Carp suffers from a disease that causes severe pain in his hands and feet. It led to isolation and for 6 years he barely came out of his basement. “I didn’t want to stay depressed and doing absolutely nothing with my life” said Carp.
That was around eight months ago, about the same time he found out about professional snugglers online. “I was reading about similar businesses that do this and there wasn’t any in my area or even close so my idea was to start one” said Carp.
That idea was The Snuggle Buddies. He started with 4 employees, both men and women, but quickly discovered that the clients were nearly all men seeking women. “A lot of people think that it’s an undercover escort service and we provide something more than cuddling” said Carp.
He said he spends a lot of time having to turn down men who want more than just cuddling, but there are plenty of people willing to pay the $60 dollars per hour just for a snuggle. Now he has 30 employees working for him including Kariann Exley.
“I had somebody that was really interested in my feet. I went with it because it didn’t break any of my boundaries” said Exley. She said typical clients include widowers and lonely businessmen. Some clients just want to talk. For example Orthodox Jews, for whom physical touch with the opposite sex is usually only allowed with one’s spouse or close family member.
Exley said awkward moments are a hazard of the job because the cuddling can make some of her male clients physically excited. “It’s just human instinct. It just happens it’s biological. And I don’t make a big deal out of it as long as they don’t. They can either step out and take a moment to readjust or we just pretend it’s not there and eventually it goes away” said Exley.
July Swope has been a licensed psychologist for more than 3 decades and said snuggling can change the brain. “It increases the endorphins and endorphins are the substances that help us feel good, so we get a jolt, we get a glow, we get a smile” said Swope.
FOX43’s Eames Yates decided to give it a try. He was nervous and his heart was pounding when it began, but by the end he felt calm and relaxed, which Exley said was the desired effect.

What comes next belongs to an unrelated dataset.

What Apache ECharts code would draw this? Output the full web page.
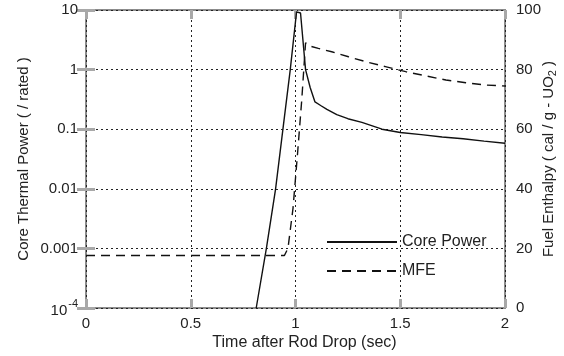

Carp is glad that The Snuggle Buddies has taken off, because it means more money in his pocket. Since he started his business he’s gotten married and escaped the crippling effects of depression, which makes no one happier than his mother, Susan Geller. “He used to be really shy. He’s come out of his shell because of the business. He’s good at this. He’s developed the gift of gab which I really didn’t know he had” said Geller.
Kariann and the rest of the professional snugglers, as well as the hundreds of clients they serve, are also grateful that finally Carp has come out of his shell.